Leonardo World
- Leonardo World logo
- Country: Canada
- Broadcast area: National
- Headquarters: Toronto, Ontario

Ownership
- Owner: Telelatino Network Inc. Corus Entertainment (50.5%) Italo Rosati (16.5%) Romeo Di Battista (16.5%) Joseph Vitale (16.5%)

History
- Launched: June 15, 2005
- Closed: September 18, 2007

= Leonardo World (Canadian TV channel) =

Leonardo World was a Canadian category 2 Italian language digital cable television channel wholly owned by Telelatino Network Inc. The channel broadcast programming related to Italian arts and culture including cuisine, fashion, travel, and more. It was a Canadian version of the Italian channel, Leonardo World.

==History==
In December 2000, Telelatino Network was granted approval by the Canadian Radio-television and Telecommunications Commission (CRTC) to launch Sitcom Canada, described as "a national ethnic Category 2 specialty television service directed to Italians/Italian-speaking audiences. The programming will be primarily sourced from existing European thematic satellite services operated by the Sitcom Spa group including its news and information, travel, lifestyle, motoring and Italian design services."

The channel launched in June 2005 initially on Vidéotron as Leonardo World in a package marketed as Super Trio Italiano with 2 other newly launched Telelatino channels, SKY TG24 and Video Italia.

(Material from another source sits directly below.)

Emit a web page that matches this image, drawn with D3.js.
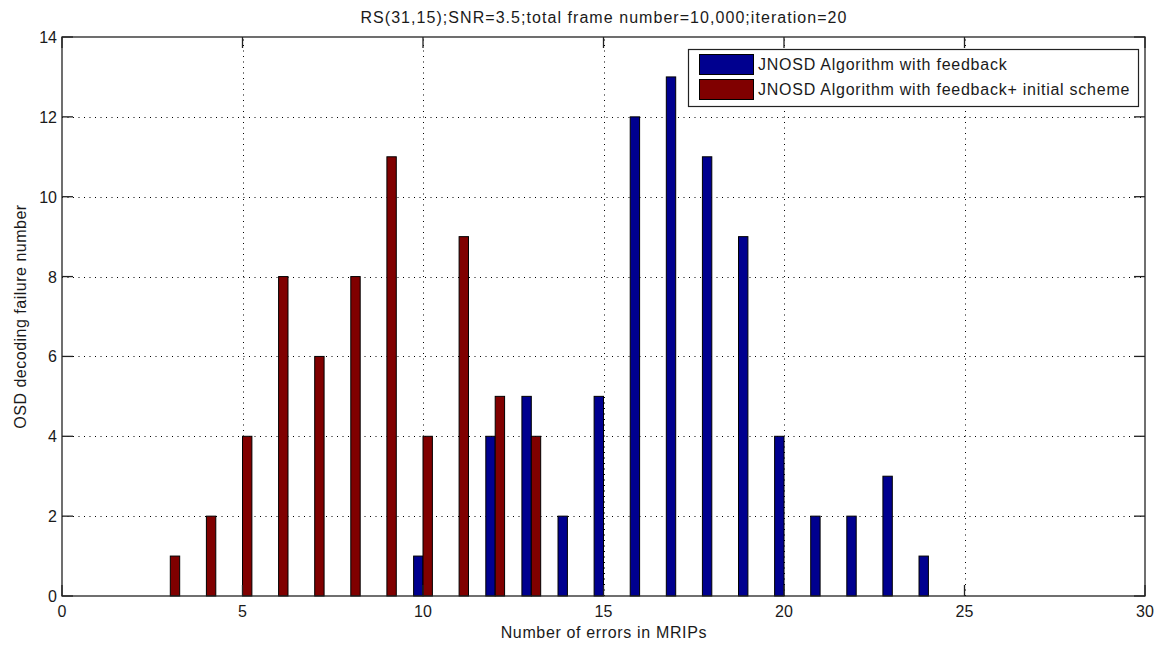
<!DOCTYPE html>
<html>
<head>
<meta charset="utf-8">
<script src="https://cdn.jsdelivr.net/npm/d3@7"></script>
<style>
  html, body { margin: 0; padding: 0; background: #fff; }
  svg { display: block; }
  text { font-family: "Liberation Sans", Arial, sans-serif; fill: #1a1a1a; }
</style>
</head>
<body>
<svg id="chart" width="1162" height="646"></svg>
<script>
// ---- data ----
const chartTitle = "RS(31,15);SNR=3.5;total frame number=10,000;iteration=20";
const xLabel = "Number of errors in MRIPs";
const yLabel = "OSD decoding failure number";
const seriesNames = ["JNOSD Algorithm with feedback", "JNOSD Algorithm with feedback+ initial scheme"];
const errorCounts   = [3, 4, 5, 6, 7, 8, 9, 10, 11, 12, 13, 14, 15, 16, 17, 18, 19, 20, 21, 22, 23, 24];
const feedback      = [0, 0, 0, 0, 0, 0, 0, 1, 0, 4, 5, 2, 5, 12, 13, 11, 9, 4, 2, 2, 3, 1];
const feedbackInit  = [1, 2, 4, 8, 6, 8, 11, 4, 9, 5, 4, 0, 0, 0, 0, 0, 0, 0, 0, 0, 0, 0];
const xTicks = [0, 5, 10, 15, 20, 25, 30];
const yTicks = [0, 2, 4, 6, 8, 10, 12, 14];
const colors = ["#00008f", "#800000"];

// ---- layout ----
const W = 1162, H = 646;
const L = 62, R = 1145, T = 37, B = 596;
const svg = d3.select("#chart");

const x = d3.scaleLinear().domain([0, 30]).range([L, R]);
const y = d3.scaleLinear().domain([0, 14]).range([B, T]);
const barW = 0.26; // in data units

// grid
const grid = svg.append("g").attr("stroke", "#000").attr("stroke-width", 1)
  .attr("stroke-dasharray", "1,4.5");
grid.selectAll("line.vx").data(xTicks.filter(d => d > 0 && d < 30)).join("line")
  .attr("x1", d => Math.round(x(d)) + 0.5).attr("x2", d => Math.round(x(d)) + 0.5)
  .attr("y1", B).attr("y2", T);
grid.selectAll("line.hy").data(yTicks.filter(d => d > 0 && d < 14)).join("line")
  .attr("y1", d => Math.round(y(d)) + 0.5).attr("y2", d => Math.round(y(d)) + 0.5)
  .attr("x1", L).attr("x2", R);

// bars
const series = [feedback, feedbackInit];
const offsets = [-barW, 0];
series.forEach((vals, si) => {
  const data = errorCounts.map((c, i) => ({c, v: vals[i]})).filter(d => d.v > 0);
  svg.append("g").selectAll("rect").data(data).join("rect")
    .attr("x", d => x(d.c + offsets[si]))
    .attr("width", d => x(d.c + offsets[si] + barW) - x(d.c + offsets[si]))
    .attr("y", d => y(d.v))
    .attr("height", d => y(0) - y(d.v))
    .attr("fill", colors[si])
    .attr("stroke", "#000").attr("stroke-width", 1);
});

// axes frame & ticks (inward)
const axisColor = "#222";
const tickLen = 11;
const fr = svg.append("g").attr("stroke", axisColor).attr("stroke-width", 1.3).attr("fill", "none");
fr.append("rect").attr("x", L).attr("y", T).attr("width", R - L).attr("height", B - T);
xTicks.forEach(t => {
  const px = x(t);
  fr.append("line").attr("x1", px).attr("x2", px).attr("y1", B).attr("y2", B - tickLen);
  fr.append("line").attr("x1", px).attr("x2", px).attr("y1", T).attr("y2", T + tickLen);
});
yTicks.forEach(t => {
  const py = y(t);
  fr.append("line").attr("y1", py).attr("y2", py).attr("x1", L).attr("x2", L + tickLen);
  fr.append("line").attr("y1", py).attr("y2", py).attr("x1", R).attr("x2", R - tickLen);
});

// tick labels
const tickFont = 16;
svg.append("g").selectAll("text").data(xTicks).join("text")
  .attr("x", d => x(d)).attr("y", B + 21)
  .attr("text-anchor", "middle").attr("font-size", tickFont)
  .text(d => d);
svg.append("g").selectAll("text").data(yTicks).join("text")
  .attr("x", L - 5).attr("y", d => y(d) + 6)
  .attr("text-anchor", "end").attr("font-size", tickFont)
  .text(d => d);

// title and labels
svg.append("text").attr("x", (L + R) / 2 + 0.5).attr("y", 23)
  .attr("text-anchor", "middle").attr("font-size", 16).attr("letter-spacing", 1.05).text(chartTitle);
svg.append("text").attr("x", (L + R) / 2 + 0.4).attr("y", 638)
  .attr("text-anchor", "middle").attr("font-size", 16).attr("letter-spacing", 0.65).text(xLabel);
svg.append("text").attr("transform", `translate(26,${(T + B) / 2}) rotate(-90)`)
  .attr("text-anchor", "middle").attr("font-size", 16).attr("letter-spacing", 0.5).text(yLabel);

// legend
const lg = svg.append("g");
lg.append("rect").attr("x", 688.5).attr("y", 49.5).attr("width", 450).attr("height", 57)
  .attr("fill", "#fff").attr("stroke", axisColor).attr("stroke-width", 1.2);
seriesNames.forEach((n, i) => {
  const yy = 54 + i * 25;
  lg.append("rect").attr("x", 699.5).attr("y", yy + 0.5).attr("width", 54).attr("height", 20)
    .attr("fill", colors[i]).attr("stroke", "#000").attr("stroke-width", 1);
  lg.append("text").attr("x", 758).attr("y", yy + 16).attr("font-size", 16)
    .attr("letter-spacing", 0.75).text(n);
});
</script>
</body>
</html>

On September 11, 2007, Vidéotron discontinued carriage of Leonardo World and on September 18, 2007 the remaining carriers, Rogers Cable and Mountain Cablevision discontinued carriage of the service. In Telelatino's message posted on its website, they noted that they were "disappointed" with the decisions of the distributors to drop the channel, along with some of the others in the Super Trio Italiano package, suggesting it was not Telelatino's decision to discontinue the service, rather it was a lack of interest from distributors. The unease of the providers would prove correct, as the domestic Italian version of the channel ended a year later.